_STATED PROBLEM_.
Copy exactly, and only, the lines starting at the line with "Recreate this image" and ending at the line with "plt.rcParams['font.family'] = ['Lato', 'DejaVu". Leave every picture out of the copy.

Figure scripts
☆ ☆ ☆ ☆

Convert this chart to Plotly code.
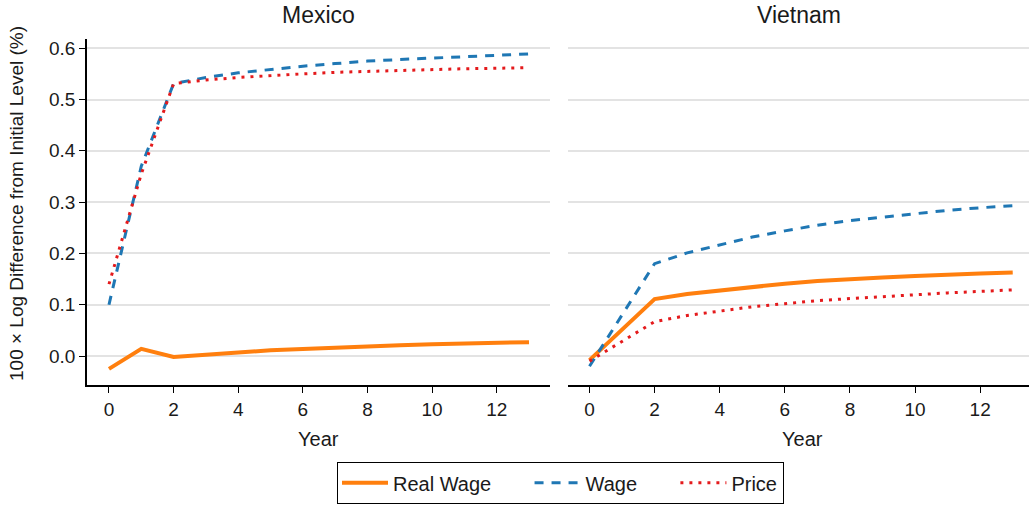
import plotly.graph_objects as go

# Years and simulated responses (100 x log difference from initial level, %)
years_mex = list(range(0, 14))
mex_real_wage = [-0.025, 0.014, -0.002, 0.003, 0.007, 0.011, 0.014, 0.017, 0.019, 0.021, 0.023, 0.024, 0.026, 0.027]
mex_wage = [0.100, 0.370, 0.531, 0.543, 0.552, 0.559, 0.565, 0.570, 0.575, 0.578, 0.581, 0.584, 0.587, 0.589]
mex_price = [0.140, 0.355, 0.531, 0.538, 0.543, 0.547, 0.550, 0.553, 0.555, 0.557, 0.558, 0.560, 0.561, 0.562]

years_vnm = [0, 2, 3, 4, 5, 6, 7, 8, 9, 10, 11, 12, 13]
vnm_real_wage = [-0.008, 0.111, 0.121, 0.128, 0.135, 0.141, 0.146, 0.150, 0.153, 0.156, 0.159, 0.161, 0.163]
vnm_wage = [-0.020, 0.180, 0.201, 0.217, 0.232, 0.244, 0.255, 0.264, 0.271, 0.278, 0.284, 0.289, 0.293]
vnm_price = [-0.010, 0.067, 0.079, 0.088, 0.096, 0.102, 0.108, 0.112, 0.116, 0.120, 0.123, 0.126, 0.129]

x_ticks = [0, 2, 4, 6, 8, 10, 12]
y_ticks = [0.0, 0.1, 0.2, 0.3, 0.4, 0.5, 0.6]

W, H = 1029, 507
ORANGE = "#ff7f0e"
BLUE = "#1f77b4"
RED = "#e41a1c"
FONT = "Liberation Sans, Arial, Helvetica, sans-serif"
INK = "#1a1a1a"
PAD = "\u00a0" * 6  # extra room after each legend label

fig = go.Figure()

series = [
    ("Real Wage", mex_real_wage, vnm_real_wage, dict(color=ORANGE, width=4, dash="solid")),
    ("Wage", mex_wage, vnm_wage, dict(color=BLUE, width=3, dash="9px,8px")),
    ("Price", mex_price, vnm_price, dict(color=RED, width=3, dash="3px,6px")),
]
for i, (name, mex, vnm, line) in enumerate(series):
    label = name + (PAD if i < len(series) - 1 else "")
    fig.add_trace(go.Scatter(x=years_mex, y=mex, mode="lines", name=label, line=line,
                             xaxis="x", yaxis="y", legendgroup=name, showlegend=True))
    fig.add_trace(go.Scatter(x=years_vnm, y=vnm, mode="lines", name=label, line=line,
                             xaxis="x2", yaxis="y2", legendgroup=name, showlegend=False))

xl, xr = 87 / W, 550 / W
x2l, x2r = 568 / W, 1.0
yb, yt = 1 - 385 / H, 1 - 39 / H
y_range = [-0.0565, 0.618]

common_x = dict(range=[-0.68, 13.65], tickvals=x_ticks, showgrid=False, zeroline=False,
                showline=True, linecolor="black", linewidth=1.5, ticks="outside",
                ticklen=6, tickwidth=1.2, tickcolor="black",
                tickfont=dict(size=19, color=INK))

fig.update_layout(
    width=W, height=H,
    margin=dict(l=0, r=0, t=0, b=0),
    paper_bgcolor="white", plot_bgcolor="white",
    font=dict(family=FONT, color=INK),
    xaxis=dict(domain=[xl, xr], anchor="y", **common_x),
    xaxis2=dict(domain=[x2l, x2r], anchor="y2", **{**common_x, "range": [-0.66, 13.5]}),
    yaxis=dict(domain=[yb, yt], range=y_range, tickvals=y_ticks, tickformat=".1f",
               showgrid=True, gridcolor="#e3e3e3", gridwidth=1.5, zeroline=False,
               showline=True, linecolor="black", linewidth=1.5, ticks="outside",
               ticklen=6, tickwidth=1.2, tickcolor="black",
               tickfont=dict(size=19, color=INK)),
    yaxis2=dict(domain=[yb, yt], range=y_range, tickvals=y_ticks, showticklabels=False,
                showgrid=True, gridcolor="#e3e3e3", gridwidth=1.5, zeroline=False,
                showline=False, anchor="x2"),
    legend=dict(orientation="h", x=337 / W, y=1 - 462 / H, xanchor="left", yanchor="top",
                bordercolor="black", borderwidth=1.2, bgcolor="white", itemwidth=46,
                font=dict(size=20, color=INK, family=FONT)),
)

annotations = [
    dict(text="Mexico", x=(xl + xr) / 2, y=1 - 15 / H, xref="paper", yref="paper",
         showarrow=False, font=dict(size=23), xanchor="center", yanchor="middle"),
    dict(text="Vietnam", x=(x2l + x2r) / 2, y=1 - 15 / H, xref="paper", yref="paper",
         showarrow=False, font=dict(size=23), xanchor="center", yanchor="middle"),
    dict(text="Year", x=(xl + xr) / 2, y=1 - 439 / H, xref="paper", yref="paper",
         showarrow=False, font=dict(size=20), xanchor="center", yanchor="middle"),
    dict(text="Year", x=(x2l + x2r) / 2 + 0.004, y=1 - 439 / H, xref="paper", yref="paper",
         showarrow=False, font=dict(size=20), xanchor="center", yanchor="middle"),
    dict(text="100 × Log Difference from Initial Level (%)", x=16 / W, y=1 - 204 / H,
         xref="paper", yref="paper", showarrow=False, textangle=-90,
         font=dict(size=19), xanchor="center", yanchor="middle"),
]
fig.update_layout(annotations=annotations)

fig.write_html("out.html")
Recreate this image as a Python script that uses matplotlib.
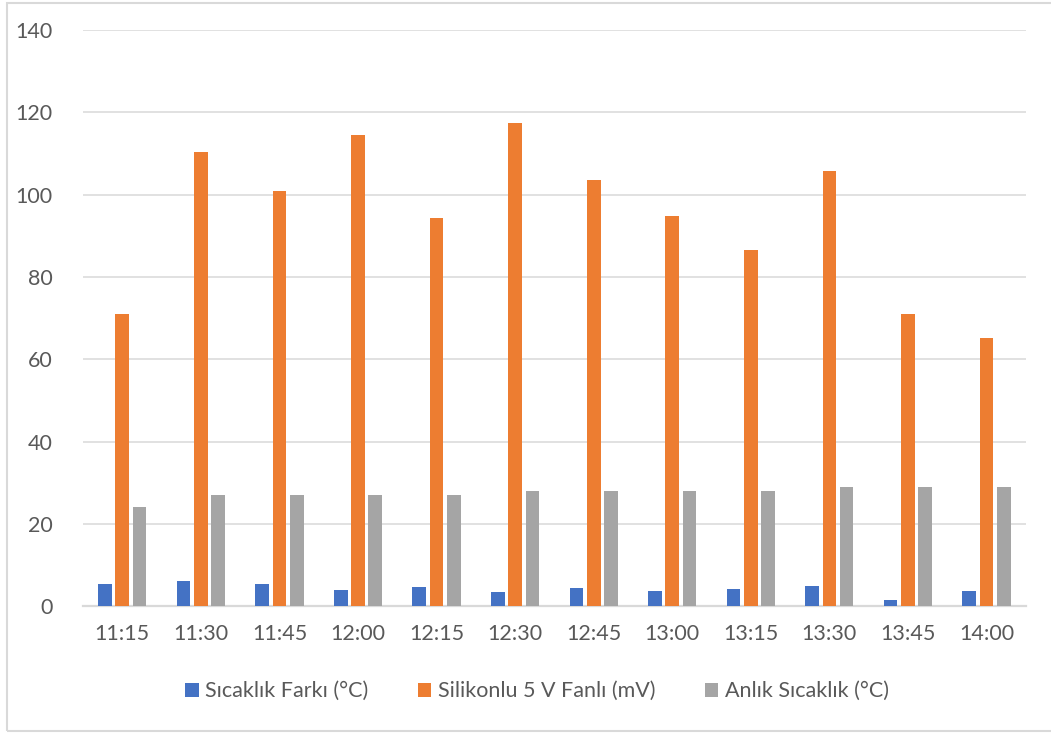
import numpy as np
import matplotlib
matplotlib.use("Agg")
import matplotlib.pyplot as plt
from matplotlib.patches import Rectangle

plt.rcParams['font.family'] = ['Lato', 'DejaVu Sans']

times = ['11:15', '11:30', '11:45', '12:00', '12:15', '12:30',
         '12:45', '13:00', '13:15', '13:30', '13:45', '14:00']
sicaklik_farki = [5.5, 6.0, 5.4, 4.0, 4.6, 3.5, 4.4, 3.7, 4.1, 4.9, 1.5, 3.6]
silikonlu_fanli = [71.0, 110.3, 101.0, 114.5, 94.3, 117.5, 103.5, 94.9, 86.6, 105.7, 71.1, 65.2]
anlik_sicaklik = [24, 27, 27, 27, 27, 28, 28, 28, 28, 29, 29, 29]

series = [
    ('Sıcaklık Farkı (°C)', sicaklik_farki, '#4472C4'),
    ('Silikonlu 5 V Fanlı (mV)', silikonlu_fanli, '#ED7D31'),
    ('Anlık Sıcaklık (°C)', anlik_sicaklik, '#A5A5A5'),
]

txt = '#595959'
grid = '#D9D9D9'

fig = plt.figure(figsize=(10.51, 7.33), dpi=100)
ax = fig.add_axes([0.079, 0.173, 0.897, 0.786])

x = np.arange(len(times))
width = 0.174
step = 0.22
for i, (name, vals, col) in enumerate(series):
    ax.bar(x + (i - 1) * step, vals, width, color=col, label=name, zorder=3)

ax.set_xlim(-0.5, len(times) - 0.5)
ax.set_ylim(0, 140)
ax.set_yticks(range(0, 141, 20))
ax.set_xticks(x)
ax.set_xticklabels(times)
ax.yaxis.grid(True, color=grid, linewidth=1.1, zorder=0)
for side in ['top', 'right', 'left']:
    ax.spines[side].set_visible(False)
ax.spines['bottom'].set_color(grid)
ax.spines['bottom'].set_linewidth(1.6)
ax.tick_params(axis='both', length=0, colors=txt, labelsize=15.5)
ax.tick_params(axis='x', pad=13)
ax.tick_params(axis='y', pad=22)

leg = fig.legend(loc='center', bbox_to_anchor=(0.511, 0.057), ncol=3, frameon=False,
                 fontsize=15.5, handlelength=0.62, handleheight=0.62, handletextpad=0.3,
                 columnspacing=2.3)
for t in leg.get_texts():
    t.set_color(txt)

# chart border
fig.patches.append(Rectangle((7 / 1051, 2 / 733), 1.1, 1 - 5 / 733,
                             transform=fig.transFigure, fill=False,
                             edgecolor=grid, linewidth=1.5))

fig.savefig('out.png', dpi=100)
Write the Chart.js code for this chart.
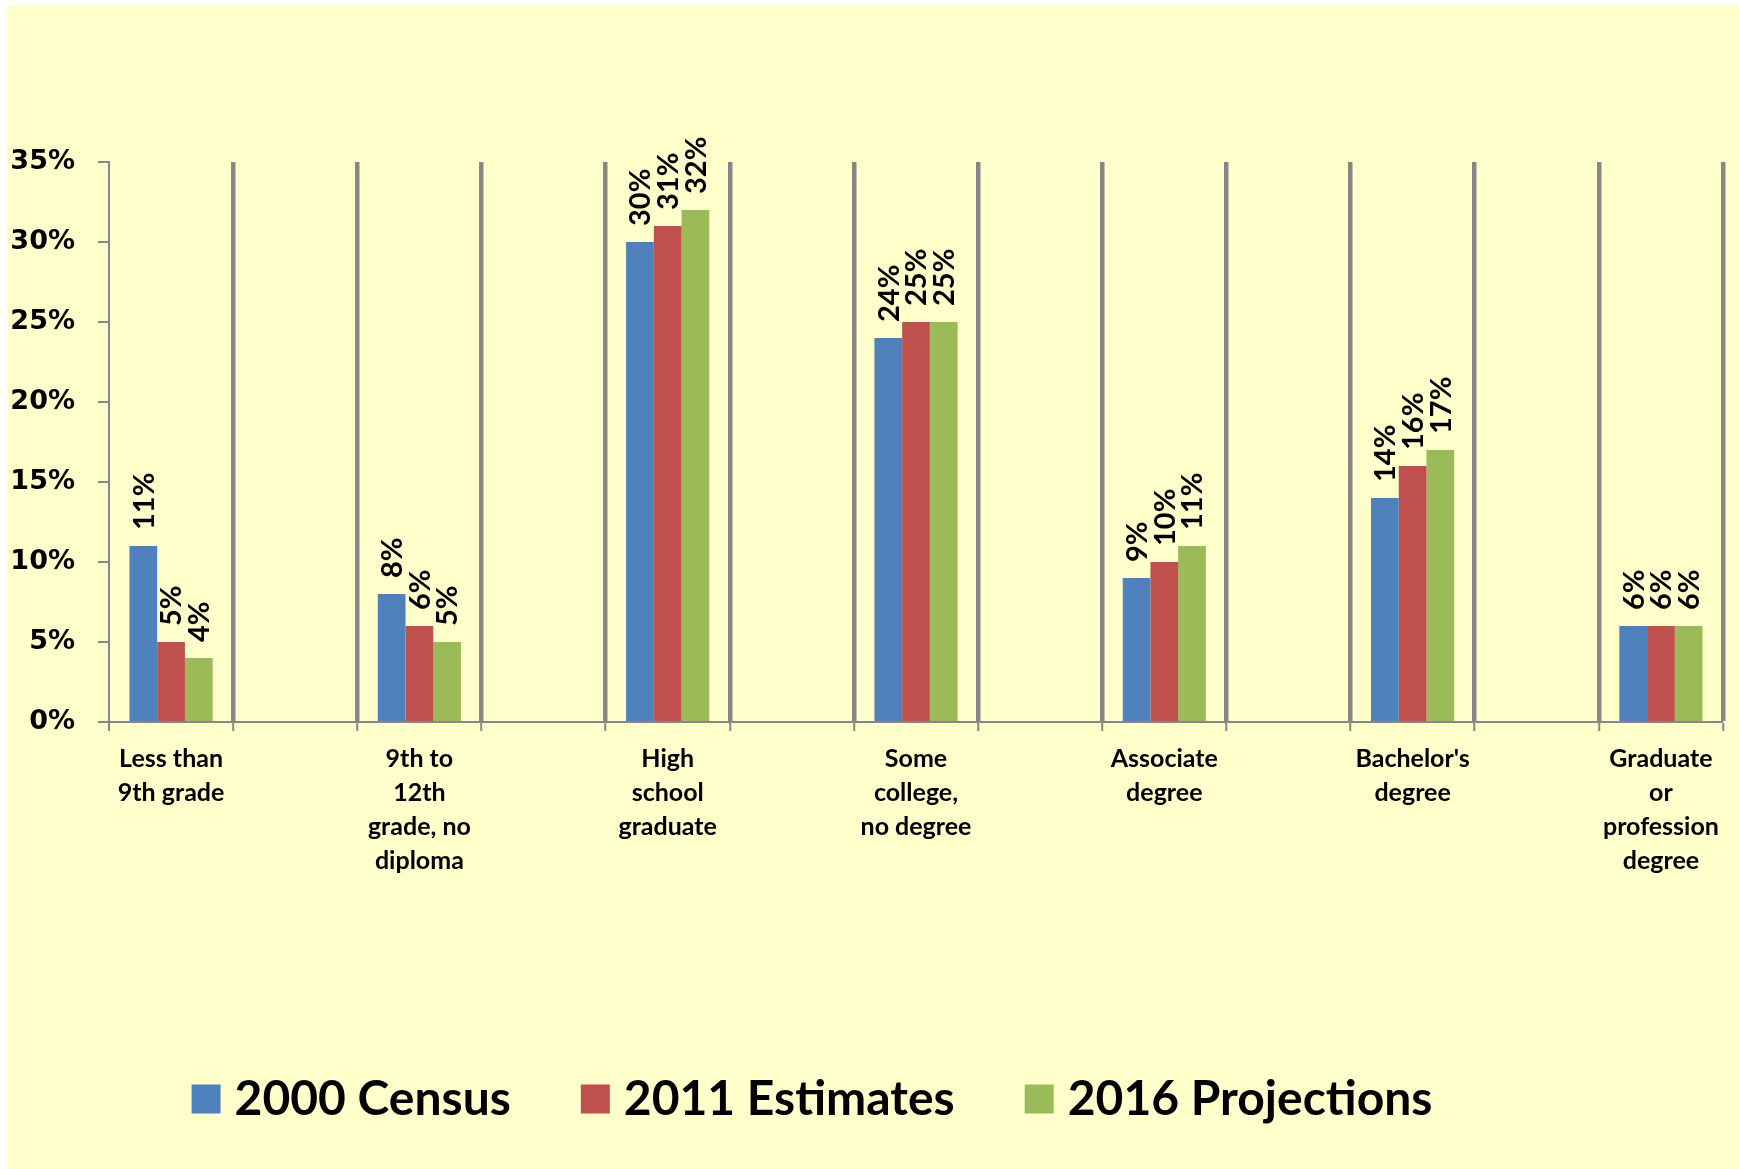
<!DOCTYPE html>
<html>
<head>
<meta charset="utf-8">
<script src="https://cdn.jsdelivr.net/npm/chart.js@4.4.1/dist/chart.umd.min.js"></script>
<style>
  html, body { margin: 0; padding: 0; background: #ffffff; overflow: hidden; }
  #wrap { width: 1739px; height: 1169px; position: relative; }
  canvas { display: block; }
</style>
</head>
<body>
<div id="wrap"><canvas id="c" width="1739" height="1169"></canvas></div>
<script>
// ---- data ----
const categories = [
  ["Less than", "9th grade"],
  ["9th to", "12th", "grade, no", "diploma"],
  ["High", "school", "graduate"],
  ["Some", "college,", "no degree"],
  ["Associate", "degree"],
  ["Bachelor's", "degree"],
  ["Graduate", "or", "profession", "degree"]
];
const seriesNames = ["2000 Census", "2011 Estimates", "2016 Projections"];
const census2000 = [11, 8, 30, 24, 9, 14, 6];
const estimates2011 = [5, 6, 31, 25, 10, 16, 6];
const projections2016 = [4, 5, 32, 25, 11, 17, 6];
const yTickValues = [0, 5, 10, 15, 20, 25, 30, 35];
const seriesColors = ["#4F81BD", "#C0504D", "#9BBB59"];

// the original axis has an empty slot between every pair of categories
function spread(arr, blank) {
  const out = [];
  arr.forEach((v, i) => { if (i > 0) out.push(blank); out.push(v); });
  return out;
}
const slotLabels = spread(categories, "");
const seriesValues = [census2000, estimates2011, projections2016];

const GRID = "#878787";
const LABEL_FONT = "Lato, 'Open Sans', sans-serif";

const backgroundPlugin = {
  id: "bg",
  beforeDraw(chart) {
    const c = chart.ctx;
    c.save();
    c.fillStyle = "#ffffff";
    c.fillRect(0, 0, chart.width, chart.height);
    c.fillStyle = "#FFFFCC";
    c.fillRect(7, 5, chart.width - 7, chart.height - 5);
    c.restore();
  }
};

const valueLabelPlugin = {
  id: "valueLabels",
  afterDatasetsDraw(chart) {
    const c = chart.ctx;
    c.save();
    c.fillStyle = "#000";
    c.font = "bold 29px " + LABEL_FONT;
    c.textAlign = "left";
    c.textBaseline = "middle";
    chart.data.datasets.forEach((ds, di) => {
      const meta = chart.getDatasetMeta(di);
      meta.data.forEach((el, i) => {
        const v = ds.data[i];
        if (v === null || v === undefined) return;
        c.save();
        c.translate(el.x + 1, el.y - 16);
        c.rotate(-Math.PI / 2);
        c.fillText(v + "%", 0, 0);
        c.restore();
      });
    });
    c.restore();
  }
};

const legendPlugin = {
  id: "customLegend",
  afterDraw(chart) {
    const c = chart.ctx;
    c.save();
    c.font = "bold 48px " + LABEL_FONT;
    const box = 29, boxGap = 14, itemGap = 70;
    const widths = seriesNames.map(n => c.measureText(n).width);
    let total = 0;
    widths.forEach((w, i) => { total += box + boxGap + w + (i > 0 ? itemGap : 0); });
    let x = 812 - total / 2;
    const yc = 1100;
    c.textBaseline = "middle";
    c.textAlign = "left";
    seriesNames.forEach((n, i) => {
      c.fillStyle = seriesColors[i];
      c.fillRect(x, yc - box / 2 - 1, box, box);
      c.fillStyle = "#000";
      c.fillText(n, x + box + boxGap, yc);
      x += box + boxGap + widths[i] + itemGap;
    });
    c.restore();
  }
};

new Chart(document.getElementById("c"), {
  type: "bar",
  data: {
    labels: slotLabels,
    datasets: seriesNames.map((name, i) => ({
      label: name,
      data: spread(seriesValues[i], null),
      backgroundColor: seriesColors[i],
      borderWidth: 0,
      categoryPercentage: 0.67,
      barPercentage: 1.0
    }))
  },
  options: {
    responsive: false,
    animation: false,
    devicePixelRatio: 1,
    layout: { padding: { top: 162, right: 16, left: 0, bottom: 0 } },
    plugins: {
      legend: { display: false },
      tooltip: { enabled: false },
      title: { display: false }
    },
    scales: {
      x: {
        offset: true,
        grid: {
          offset: true,
          display: true,
          drawOnChartArea: true,
          drawTicks: true,
          color: GRID,
          lineWidth: (ctx) => (ctx.index === 0 ? 0 : 4.5),
          tickLength: 9,
          tickWidth: 2,
          tickColor: GRID
        },
        border: { display: true, color: GRID, width: 2 },
        ticks: {
          autoSkip: false,
          maxRotation: 0,
          minRotation: 0,
          color: "#000",
          padding: 11,
          font: { family: LABEL_FONT, size: 25, weight: "bold", lineHeight: 1.36 }
        },
        afterFit(scale) { scale.height = 1169 - 722; }
      },
      y: {
        min: 0,
        max: 35,
        afterBuildTicks(scale) { scale.ticks = yTickValues.map(v => ({ value: v })); },
        grid: {
          drawOnChartArea: false,
          drawTicks: true,
          tickLength: 11,
          color: GRID,
          lineWidth: 2
        },
        border: { display: true, color: GRID, width: 2 },
        ticks: {
          color: "#000",
          padding: 23,
          font: { family: "'DejaVu Sans', Verdana, sans-serif", size: 27, weight: "bold" },
          callback: (v) => v + "%"
        },
        afterFit(scale) { scale.width = 109; }
      }
    }
  },
  plugins: [backgroundPlugin, valueLabelPlugin, legendPlugin]
});
</script>
</body>
</html>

☆ ☆ ☆ ☆

_WORKED SOLUTION_.
Recreate this image as a Python script that uses matplotlib.
import numpy as np
import matplotlib
matplotlib.use("Agg")
import matplotlib.pyplot as plt
from matplotlib.patches import Rectangle

plt.rcParams['font.family'] = ['Lato', 'DejaVu Sans']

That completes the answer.